▼

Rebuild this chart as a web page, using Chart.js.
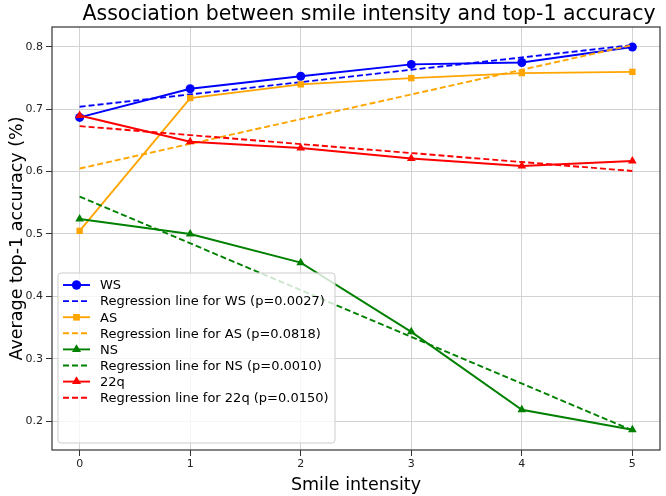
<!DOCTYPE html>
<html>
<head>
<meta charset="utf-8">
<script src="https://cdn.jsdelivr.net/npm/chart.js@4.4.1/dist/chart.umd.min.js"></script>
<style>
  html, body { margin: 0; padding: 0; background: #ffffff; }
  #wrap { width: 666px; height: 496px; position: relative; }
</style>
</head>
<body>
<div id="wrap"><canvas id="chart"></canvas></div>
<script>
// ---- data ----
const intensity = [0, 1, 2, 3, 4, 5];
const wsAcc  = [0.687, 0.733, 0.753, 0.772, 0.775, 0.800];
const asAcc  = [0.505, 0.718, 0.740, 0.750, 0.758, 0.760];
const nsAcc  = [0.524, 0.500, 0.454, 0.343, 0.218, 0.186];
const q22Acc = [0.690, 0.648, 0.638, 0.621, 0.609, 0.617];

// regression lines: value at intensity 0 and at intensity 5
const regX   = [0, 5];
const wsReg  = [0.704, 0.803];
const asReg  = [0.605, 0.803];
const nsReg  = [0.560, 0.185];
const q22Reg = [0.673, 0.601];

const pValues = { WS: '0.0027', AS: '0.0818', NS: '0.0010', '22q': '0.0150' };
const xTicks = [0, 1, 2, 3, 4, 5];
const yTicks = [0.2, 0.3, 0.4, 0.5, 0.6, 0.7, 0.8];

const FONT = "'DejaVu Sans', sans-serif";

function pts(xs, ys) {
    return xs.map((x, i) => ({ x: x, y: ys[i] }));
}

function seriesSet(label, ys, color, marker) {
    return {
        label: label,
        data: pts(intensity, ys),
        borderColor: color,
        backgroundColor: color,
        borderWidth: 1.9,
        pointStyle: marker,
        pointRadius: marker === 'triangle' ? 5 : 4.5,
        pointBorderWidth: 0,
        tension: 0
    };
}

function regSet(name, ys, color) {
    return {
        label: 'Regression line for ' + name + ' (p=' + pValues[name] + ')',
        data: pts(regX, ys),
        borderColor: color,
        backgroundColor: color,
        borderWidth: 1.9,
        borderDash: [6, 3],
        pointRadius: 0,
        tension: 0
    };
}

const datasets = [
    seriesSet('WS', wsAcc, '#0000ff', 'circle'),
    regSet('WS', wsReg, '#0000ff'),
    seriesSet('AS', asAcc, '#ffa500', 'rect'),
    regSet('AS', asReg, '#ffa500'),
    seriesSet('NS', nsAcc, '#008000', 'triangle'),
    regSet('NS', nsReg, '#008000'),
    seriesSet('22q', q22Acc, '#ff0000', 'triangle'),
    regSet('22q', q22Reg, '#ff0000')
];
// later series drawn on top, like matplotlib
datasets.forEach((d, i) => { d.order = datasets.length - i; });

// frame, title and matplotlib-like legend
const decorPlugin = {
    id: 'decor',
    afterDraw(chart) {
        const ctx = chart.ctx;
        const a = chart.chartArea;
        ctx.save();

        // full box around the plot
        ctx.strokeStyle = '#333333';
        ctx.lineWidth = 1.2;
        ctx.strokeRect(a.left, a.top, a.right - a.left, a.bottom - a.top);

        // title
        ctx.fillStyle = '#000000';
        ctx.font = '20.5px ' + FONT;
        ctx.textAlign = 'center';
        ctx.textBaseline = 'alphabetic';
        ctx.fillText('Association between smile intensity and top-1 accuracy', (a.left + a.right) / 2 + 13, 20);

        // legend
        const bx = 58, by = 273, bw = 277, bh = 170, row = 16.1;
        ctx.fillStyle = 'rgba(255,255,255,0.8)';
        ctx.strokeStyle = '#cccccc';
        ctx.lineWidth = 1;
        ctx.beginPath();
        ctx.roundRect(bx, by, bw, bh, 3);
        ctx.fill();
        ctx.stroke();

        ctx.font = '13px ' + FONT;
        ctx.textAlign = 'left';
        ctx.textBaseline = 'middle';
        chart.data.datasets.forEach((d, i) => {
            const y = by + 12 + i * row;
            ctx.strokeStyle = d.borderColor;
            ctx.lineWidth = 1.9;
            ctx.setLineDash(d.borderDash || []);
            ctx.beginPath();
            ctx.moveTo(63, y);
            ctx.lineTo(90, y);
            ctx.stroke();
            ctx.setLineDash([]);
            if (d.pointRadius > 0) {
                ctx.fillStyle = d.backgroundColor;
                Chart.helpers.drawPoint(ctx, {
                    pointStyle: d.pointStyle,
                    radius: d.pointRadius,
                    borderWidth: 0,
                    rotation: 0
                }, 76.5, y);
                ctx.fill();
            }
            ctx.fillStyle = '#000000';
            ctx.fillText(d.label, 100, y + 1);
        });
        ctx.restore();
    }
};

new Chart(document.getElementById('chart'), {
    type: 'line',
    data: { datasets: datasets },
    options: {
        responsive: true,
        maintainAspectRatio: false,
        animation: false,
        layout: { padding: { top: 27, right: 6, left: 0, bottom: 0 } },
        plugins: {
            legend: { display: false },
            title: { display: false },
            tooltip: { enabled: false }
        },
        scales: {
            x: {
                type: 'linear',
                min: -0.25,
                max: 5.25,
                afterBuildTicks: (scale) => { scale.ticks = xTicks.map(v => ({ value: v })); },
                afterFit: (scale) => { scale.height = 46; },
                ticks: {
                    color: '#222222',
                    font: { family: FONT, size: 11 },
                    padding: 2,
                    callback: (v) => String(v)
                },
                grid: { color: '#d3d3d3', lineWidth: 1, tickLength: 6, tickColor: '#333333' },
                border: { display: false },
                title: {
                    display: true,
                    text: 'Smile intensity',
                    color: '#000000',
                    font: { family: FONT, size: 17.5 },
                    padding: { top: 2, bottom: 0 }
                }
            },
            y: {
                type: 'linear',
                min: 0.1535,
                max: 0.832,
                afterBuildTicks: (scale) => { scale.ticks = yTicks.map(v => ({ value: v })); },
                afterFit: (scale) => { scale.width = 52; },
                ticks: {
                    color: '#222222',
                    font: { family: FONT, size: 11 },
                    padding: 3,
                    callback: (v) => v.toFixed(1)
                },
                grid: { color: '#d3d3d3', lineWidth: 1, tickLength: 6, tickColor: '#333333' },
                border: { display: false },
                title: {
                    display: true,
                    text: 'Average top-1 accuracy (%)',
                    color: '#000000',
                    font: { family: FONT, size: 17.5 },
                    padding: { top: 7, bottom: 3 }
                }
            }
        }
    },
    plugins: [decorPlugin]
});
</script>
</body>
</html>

▲

■ Given task ■
With the pictures left out, transcribe the material exactly.

■ The solution ■
Rebuild this chart as a web page, using Chart.js.
<!DOCTYPE html>
<html>
<head>
<meta charset="utf-8">
<script src="https://cdn.jsdelivr.net/npm/chart.js@4.4.1/dist/chart.umd.min.js"></script>
<style>
  html, body { margin: 0; padding: 0; background: #ffffff; }
  #wrap { width: 666px; height: 496px; position: relative; }
</style>
</head>
<body>
<div id="wrap"><canvas id="chart"></canvas></div>
<script>
// ---- data ----
const intensity = [0, 1, 2, 3, 4, 5];
const wsAcc  = [0.687, 0.733, 0.753, 0.772, 0.775, 0.800];
const asAcc  = [0.505, 0.718, 0.740, 0.750, 0.758, 0.760];
const nsAcc  = [0.524, 0.500, 0.454, 0.343, 0.218, 0.186];
const q22Acc = [0.690, 0.648, 0.638, 0.621, 0.609, 0.617];

// regression lines: value at intensity 0 and at intensity 5
const regX   = [0, 5];
const wsReg  = [0.704, 0.803];
const asReg  = [0.605, 0.803];
const nsReg  = [0.560, 0.185];
const q22Reg = [0.673, 0.601];

const pValues = { WS: '0.0027', AS: '0.0818', NS: '0.0010', '22q': '0.0150' };
const xTicks = [0, 1, 2, 3, 4, 5];
const yTicks = [0.2, 0.3, 0.4, 0.5, 0.6, 0.7, 0.8];

const FONT = "'DejaVu Sans', sans-serif";

function pts(xs, ys) {
    return xs.map((x, i) => ({ x: x, y: ys[i] }));
}

function seriesSet(label, ys, color, marker) {
    return {
        label: label,
        data: pts(intensity, ys),
        borderColor: color,
        backgroundColor: color,
        borderWidth: 1.9,
        pointStyle: marker,
        pointRadius: marker === 'triangle' ? 5 : 4.5,
        pointBorderWidth: 0,
        tension: 0
    };
}

function regSet(name, ys, color) {
    return {
        label: 'Regression line for ' + name + ' (p=' + pValues[name] + ')',
        data: pts(regX, ys),
        borderColor: color,
        backgroundColor: color,
        borderWidth: 1.9,
        borderDash: [6, 3],
        pointRadius: 0,
        tension: 0
    };
}

const datasets = [
    seriesSet('WS', wsAcc, '#0000ff', 'circle'),
    regSet('WS', wsReg, '#0000ff'),
    seriesSet('AS', asAcc, '#ffa500', 'rect'),
    regSet('AS', asReg, '#ffa500'),
    seriesSet('NS', nsAcc, '#008000', 'triangle'),
    regSet('NS', nsReg, '#008000'),
    seriesSet('22q', q22Acc, '#ff0000', 'triangle'),
    regSet('22q', q22Reg, '#ff0000')
];
// later series drawn on top, like matplotlib
datasets.forEach((d, i) => { d.order = datasets.length - i; });

// frame, title and matplotlib-like legend
const decorPlugin = {
    id: 'decor',
    afterDraw(chart) {
        const ctx = chart.ctx;
        const a = chart.chartArea;
        ctx.save();

        // full box around the plot
        ctx.strokeStyle = '#333333';
        ctx.lineWidth = 1.2;
        ctx.strokeRect(a.left, a.top, a.right - a.left, a.bottom - a.top);

        // title
        ctx.fillStyle = '#000000';
        ctx.font = '20.5px ' + FONT;
        ctx.textAlign = 'center';
        ctx.textBaseline = 'alphabetic';
        ctx.fillText('Association between smile intensity and top-1 accuracy', (a.left + a.right) / 2 + 13, 20);

        // legend
        const bx = 58, by = 273, bw = 277, bh = 170, row = 16.1;
        ctx.fillStyle = 'rgba(255,255,255,0.8)';
        ctx.strokeStyle = '#cccccc';
        ctx.lineWidth = 1;
        ctx.beginPath();
        ctx.roundRect(bx, by, bw, bh, 3);
        ctx.fill();
        ctx.stroke();

        ctx.font = '13px ' + FONT;
        ctx.textAlign = 'left';
        ctx.textBaseline = 'middle';
        chart.data.datasets.forEach((d, i) => {
            const y = by + 12 + i * row;
            ctx.strokeStyle = d.borderColor;
            ctx.lineWidth = 1.9;
            ctx.setLineDash(d.borderDash || []);
            ctx.beginPath();
            ctx.moveTo(63, y);
            ctx.lineTo(90, y);
            ctx.stroke();
            ctx.setLineDash([]);
            if (d.pointRadius > 0) {
                ctx.fillStyle = d.backgroundColor;
                Chart.helpers.drawPoint(ctx, {
                    pointStyle: d.pointStyle,
                    radius: d.pointRadius,
                    borderWidth: 0,
                    rotation: 0
                }, 76.5, y);
                ctx.fill();
            }
            ctx.fillStyle = '#000000';
            ctx.fillText(d.label, 100, y + 1);
        });
        ctx.restore();
    }
};

new Chart(document.getElementById('chart'), {
    type: 'line',
    data: { datasets: datasets },
    options: {
        responsive: true,
        maintainAspectRatio: false,
        animation: false,
        layout: { padding: { top: 27, right: 6, left: 0, bottom: 0 } },
        plugins: {
            legend: { display: false },
            title: { display: false },
            tooltip: { enabled: false }
        },
        scales: {
            x: {
                type: 'linear',
                min: -0.25,
                max: 5.25,
                afterBuildTicks: (scale) => { scale.ticks = xTicks.map(v => ({ value: v })); },
                afterFit: (scale) => { scale.height = 46; },
                ticks: {
                    color: '#222222',
                    font: { family: FONT, size: 11 },
                    padding: 2,
                    callback: (v) => String(v)
                },
                grid: { color: '#d3d3d3', lineWidth: 1, tickLength: 6, tickColor: '#333333' },
                border: { display: false },
                title: {
                    display: true,
                    text: 'Smile intensity',
                    color: '#000000',
                    font: { family: FONT, size: 17.5 },
                    padding: { top: 2, bottom: 0 }
                }
            },
            y: {
                type: 'linear',
                min: 0.1535,
                max: 0.832,
                afterBuildTicks: (scale) => { scale.ticks = yTicks.map(v => ({ value: v })); },
                afterFit: (scale) => { scale.width = 52; },
                ticks: {
                    color: '#222222',
                    font: { family: FONT, size: 11 },
                    padding: 3,
                    callback: (v) => v.toFixed(1)
                },
                grid: { color: '#d3d3d3', lineWidth: 1, tickLength: 6, tickColor: '#333333' },
                border: { display: false },
                title: {
                    display: true,
                    text: 'Average top-1 accuracy (%)',
                    color: '#000000',
                    font: { family: FONT, size: 17.5 },
                    padding: { top: 7, bottom: 3 }
                }
            }
        }
    },
    plugins: [decorPlugin]
});
</script>
</body>
</html>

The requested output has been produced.